Fifty years ago, the world used to be a very different place.
Apparently, teenagers liked musicals. Said musicals were cheerful, uplifting, and didn't depend upon being mean about anyone. Some of them even contained that nice Cliff Richard, shock horror.
Well, he wasn't marketed as that 'nice' Cliff Richard back then (apparently he was somehow considered 'rebellious'), but on the evidence of this film, 1961 looks and sounds like it was a very nice place.
In some ways it's hard not to enjoy this in an ironic post-modern sort of way. In Technicolor, the 1960s fashions, actors and style of filmmaking look so stereotypical that this could almost be a parody. With all the bright London traffic and post boxes, I kept expecting Austin Powers to drive through the background in that ubiquitous red double decker bus.
And why not, for this is a film all about style.

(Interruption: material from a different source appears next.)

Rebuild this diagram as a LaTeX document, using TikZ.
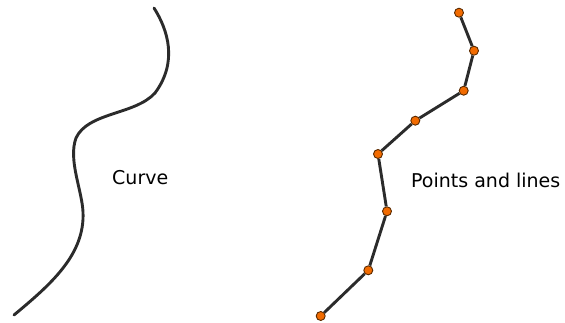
\documentclass[tikz,border=0pt]{standalone}
\usepackage{fontspec}
\setmainfont{DejaVu Sans}
\definecolor{linegray}{HTML}{2B2B2B}
\definecolor{dotorange}{HTML}{F26B00}
\definecolor{dotedge}{HTML}{5A2A00}
\begin{document}
\begin{tikzpicture}[x=1pt,y=-1pt,
  vertex/.style={circle,fill=dotorange,draw=dotedge,line width=0.9pt,inner sep=0pt,minimum size=9pt},
  seg/.style={draw=linegray,line width=2.9pt},
  lbl/.style={font=\fontsize{19}{22}\selectfont,inner sep=0pt,anchor=west}]
\useasboundingbox (0,0) rectangle (565,322);
\draw[seg,line cap=round] (154,8) .. controls (168,30) and (178,62) .. (155,93)
  .. controls (135,115) and (88,112) .. (76,138)
  .. controls (68,160) and (82,190) .. (83,212)
  .. controls (85,255) and (50,285) .. (14,315);
\node[lbl] (curve) at (112,178) {Curve};
\node[vertex] (v1) at (459,12.7) {};
\node[vertex] (v2) at (474,50.7) {};
\node[vertex] (v3) at (463.7,90.7) {};
\node[vertex] (v4) at (415.3,120.7) {};
\node[vertex] (v5) at (378,154) {};
\node[vertex] (v6) at (387,211.3) {};
\node[vertex] (v7) at (368.3,270.3) {};
\node[vertex] (v8) at (320.7,316) {};
\foreach \a/\b in {v1/v2,v2/v3,v3/v4,v4/v5,v5/v6,v6/v7,v7/v8}
  \draw[seg] (\a) -- (\b);
\node[lbl] (pl) at (411,180.5) {Points and lines};
\end{tikzpicture}
\end{document}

The raising-money-by-putting-on-a-show-to-save-their-building-from-a-property-developer plot is not going to stand up to much scrutiny when early on the lead character exploits special effects to leap, conjure, teleport, impersonate and observe events far away. If the secretly wealthy Cliffy can do those things, then he sure doesn't need to put on a show to raise £1500. Yes that's right, fifteen-hundred pounds!!! (zoom-in on bald Dr Cliff Evil raising his little finger to his mouth and drooling)
So much of this is dubbed that I found it reminiscent of watching the Australian TV series K9, which combined with Cliff's accent to make him reminiscent of Starkey, although Cliff is definitely the better one at singing.
The movie's title number struck me as odd though. When Cliff croons "The young ones, darlin' we're the young ones...", he is obviously having words put in his mouth by someone much older. Now that's square, daddy-o.
While Cliff, Melvyn Hayes, Richard O'Sullivan and Hankie do indeed look so young, the whole show is really stolen by the perpetually watchable 53-year-old Robert Morley.
"Unfortunately, I am a brute."
Still, while the film may have aged (alright so more accurately the world has), its appeal may not have done. In the mid 1980s, I remember catching the end of this twenty-year-old classic when I was a teenager. I assumed it was not something that my peers at school would have been interested in. A month later however I had borrowed an audio cassette of something or other off of Spencer at school, and elsewhere on the same tape I found that he had been recording this off the telly. I later challenged him about it. He admitted it, and very quickly changed the subject.
I wonder how many others, then or today, are closet fans of that nice Sir Cliff?